Despite the many great players and significant games which had been played at Fartown, the 1980’s saw the stadium decline rapidly as the club struggled to pull in spectators. Neil was one member of the team which helped get the ground up to the correct specification in order to keep rugby in Huddersfield. Geoffrey Moorhouse shares his anguish at the decline of Fartown in 1989 in his book ‘At the George’:
“There are some grounds, alas, in such a state that one’s first and lasting response to them is dismay, especially if you have known them in much better days. To visit Huddersfield now is to be numbed by the catastrophic decline in the fortunes of a club which used to be such a matter of civic pride that the elders of the town competed strenuously to be seen there in positions of authority. Here Wagstaff, Rosenfeld, Cooper, Hunter, and many more giants played football.
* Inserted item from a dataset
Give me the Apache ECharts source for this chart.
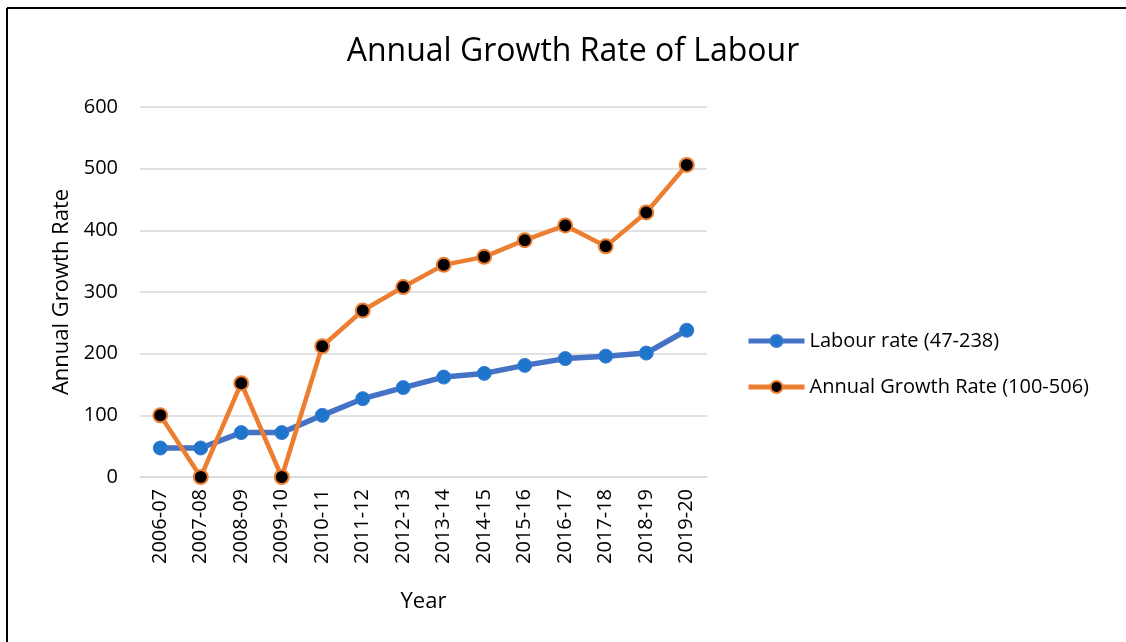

Fartown these days looks as if it has hit rock bottom indeed, with its grandstand – once one of the most commodious in the championship – and its shed both deemed too unsafe to use, with vegetation growing out of the steep terracing opposite the stand, and with a raggle of barbed-wire entanglement at the score-board end; where, if you look hard, you will discover a tablet in memory of the late and great David Valentine, who must be turning in his grave, along with all the other magnificent Huddersfield ghosts.”